◆ **Exercise**:
Skip all pictures, then print the remaining material exactly.

[START OF Raw data]

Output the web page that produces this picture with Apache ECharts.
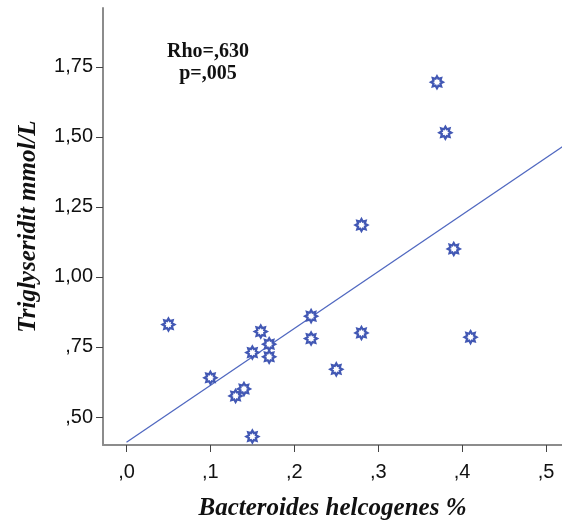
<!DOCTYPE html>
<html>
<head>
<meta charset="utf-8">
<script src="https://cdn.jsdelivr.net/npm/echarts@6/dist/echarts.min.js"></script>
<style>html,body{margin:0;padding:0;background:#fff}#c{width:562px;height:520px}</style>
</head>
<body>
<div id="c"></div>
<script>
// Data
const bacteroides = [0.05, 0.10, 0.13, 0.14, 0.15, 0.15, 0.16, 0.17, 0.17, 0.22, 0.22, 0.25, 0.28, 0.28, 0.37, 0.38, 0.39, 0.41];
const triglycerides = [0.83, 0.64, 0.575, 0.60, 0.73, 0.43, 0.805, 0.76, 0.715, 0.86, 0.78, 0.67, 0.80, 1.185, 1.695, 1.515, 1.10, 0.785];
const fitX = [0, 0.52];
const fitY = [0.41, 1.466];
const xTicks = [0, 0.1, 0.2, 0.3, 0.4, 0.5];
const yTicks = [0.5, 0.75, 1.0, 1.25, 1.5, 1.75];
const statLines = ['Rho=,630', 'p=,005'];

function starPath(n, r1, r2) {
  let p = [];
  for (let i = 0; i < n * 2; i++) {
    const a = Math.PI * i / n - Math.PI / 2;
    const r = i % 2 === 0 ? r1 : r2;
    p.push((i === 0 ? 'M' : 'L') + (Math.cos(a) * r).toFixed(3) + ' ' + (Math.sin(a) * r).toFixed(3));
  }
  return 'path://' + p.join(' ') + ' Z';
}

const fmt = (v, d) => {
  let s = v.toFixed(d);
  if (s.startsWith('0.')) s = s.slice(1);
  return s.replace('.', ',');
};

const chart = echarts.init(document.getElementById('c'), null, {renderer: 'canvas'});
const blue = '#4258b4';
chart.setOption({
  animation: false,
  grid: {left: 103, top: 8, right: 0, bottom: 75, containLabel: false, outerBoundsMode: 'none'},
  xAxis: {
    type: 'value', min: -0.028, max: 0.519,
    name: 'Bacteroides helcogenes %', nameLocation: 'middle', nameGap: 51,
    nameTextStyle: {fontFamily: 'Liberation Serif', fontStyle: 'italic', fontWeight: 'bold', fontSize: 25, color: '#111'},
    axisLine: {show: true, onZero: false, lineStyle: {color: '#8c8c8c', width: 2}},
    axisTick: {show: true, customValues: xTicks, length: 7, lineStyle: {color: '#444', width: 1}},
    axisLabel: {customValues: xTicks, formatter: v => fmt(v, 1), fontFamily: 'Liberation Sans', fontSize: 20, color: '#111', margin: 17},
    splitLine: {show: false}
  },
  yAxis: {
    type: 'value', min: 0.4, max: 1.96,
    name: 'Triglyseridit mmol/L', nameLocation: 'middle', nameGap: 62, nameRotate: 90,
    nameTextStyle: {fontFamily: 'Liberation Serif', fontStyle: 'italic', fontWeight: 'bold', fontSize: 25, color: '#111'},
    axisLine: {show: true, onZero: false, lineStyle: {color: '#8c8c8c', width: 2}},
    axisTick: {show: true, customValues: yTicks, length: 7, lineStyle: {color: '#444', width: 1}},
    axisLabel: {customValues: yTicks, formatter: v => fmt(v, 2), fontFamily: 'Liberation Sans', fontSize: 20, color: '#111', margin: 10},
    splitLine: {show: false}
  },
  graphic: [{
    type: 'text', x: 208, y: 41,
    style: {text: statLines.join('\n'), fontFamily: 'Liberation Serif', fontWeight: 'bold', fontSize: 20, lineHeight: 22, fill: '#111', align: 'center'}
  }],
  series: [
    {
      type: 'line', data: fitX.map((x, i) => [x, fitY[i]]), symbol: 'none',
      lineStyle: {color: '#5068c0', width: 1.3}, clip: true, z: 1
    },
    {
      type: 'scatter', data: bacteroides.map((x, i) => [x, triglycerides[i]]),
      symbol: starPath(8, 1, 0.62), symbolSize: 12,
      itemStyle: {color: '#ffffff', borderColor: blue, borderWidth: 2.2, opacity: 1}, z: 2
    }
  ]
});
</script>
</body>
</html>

[END OF Raw data]

◆ **Solution to this task**:
Output the web page that produces this picture with Apache ECharts.
<!DOCTYPE html>
<html>
<head>
<meta charset="utf-8">
<script src="https://cdn.jsdelivr.net/npm/echarts@6/dist/echarts.min.js"></script>
<style>html,body{margin:0;padding:0;background:#fff}#c{width:562px;height:520px}</style>
</head>
<body>
<div id="c"></div>
<script>
// Data
const bacteroides = [0.05, 0.10, 0.13, 0.14, 0.15, 0.15, 0.16, 0.17, 0.17, 0.22, 0.22, 0.25, 0.28, 0.28, 0.37, 0.38, 0.39, 0.41];
const triglycerides = [0.83, 0.64, 0.575, 0.60, 0.73, 0.43, 0.805, 0.76, 0.715, 0.86, 0.78, 0.67, 0.80, 1.185, 1.695, 1.515, 1.10, 0.785];
const fitX = [0, 0.52];
const fitY = [0.41, 1.466];
const xTicks = [0, 0.1, 0.2, 0.3, 0.4, 0.5];
const yTicks = [0.5, 0.75, 1.0, 1.25, 1.5, 1.75];
const statLines = ['Rho=,630', 'p=,005'];

function starPath(n, r1, r2) {
  let p = [];
  for (let i = 0; i < n * 2; i++) {
    const a = Math.PI * i / n - Math.PI / 2;
    const r = i % 2 === 0 ? r1 : r2;
    p.push((i === 0 ? 'M' : 'L') + (Math.cos(a) * r).toFixed(3) + ' ' + (Math.sin(a) * r).toFixed(3));
  }
  return 'path://' + p.join(' ') + ' Z';
}

const fmt = (v, d) => {
  let s = v.toFixed(d);
  if (s.startsWith('0.')) s = s.slice(1);
  return s.replace('.', ',');
};

const chart = echarts.init(document.getElementById('c'), null, {renderer: 'canvas'});
const blue = '#4258b4';
chart.setOption({
  animation: false,
  grid: {left: 103, top: 8, right: 0, bottom: 75, containLabel: false, outerBoundsMode: 'none'},
  xAxis: {
    type: 'value', min: -0.028, max: 0.519,
    name: 'Bacteroides helcogenes %', nameLocation: 'middle', nameGap: 51,
    nameTextStyle: {fontFamily: 'Liberation Serif', fontStyle: 'italic', fontWeight: 'bold', fontSize: 25, color: '#111'},
    axisLine: {show: true, onZero: false, lineStyle: {color: '#8c8c8c', width: 2}},
    axisTick: {show: true, customValues: xTicks, length: 7, lineStyle: {color: '#444', width: 1}},
    axisLabel: {customValues: xTicks, formatter: v => fmt(v, 1), fontFamily: 'Liberation Sans', fontSize: 20, color: '#111', margin: 17},
    splitLine: {show: false}
  },
  yAxis: {
    type: 'value', min: 0.4, max: 1.96,
    name: 'Triglyseridit mmol/L', nameLocation: 'middle', nameGap: 62, nameRotate: 90,
    nameTextStyle: {fontFamily: 'Liberation Serif', fontStyle: 'italic', fontWeight: 'bold', fontSize: 25, color: '#111'},
    axisLine: {show: true, onZero: false, lineStyle: {color: '#8c8c8c', width: 2}},
    axisTick: {show: true, customValues: yTicks, length: 7, lineStyle: {color: '#444', width: 1}},
    axisLabel: {customValues: yTicks, formatter: v => fmt(v, 2), fontFamily: 'Liberation Sans', fontSize: 20, color: '#111', margin: 10},
    splitLine: {show: false}
  },
  graphic: [{
    type: 'text', x: 208, y: 41,
    style: {text: statLines.join('\n'), fontFamily: 'Liberation Serif', fontWeight: 'bold', fontSize: 20, lineHeight: 22, fill: '#111', align: 'center'}
  }],
  series: [
    {
      type: 'line', data: fitX.map((x, i) => [x, fitY[i]]), symbol: 'none',
      lineStyle: {color: '#5068c0', width: 1.3}, clip: true, z: 1
    },
    {
      type: 'scatter', data: bacteroides.map((x, i) => [x, triglycerides[i]]),
      symbol: starPath(8, 1, 0.62), symbolSize: 12,
      itemStyle: {color: '#ffffff', borderColor: blue, borderWidth: 2.2, opacity: 1}, z: 2
    }
  ]
});
</script>
</body>
</html>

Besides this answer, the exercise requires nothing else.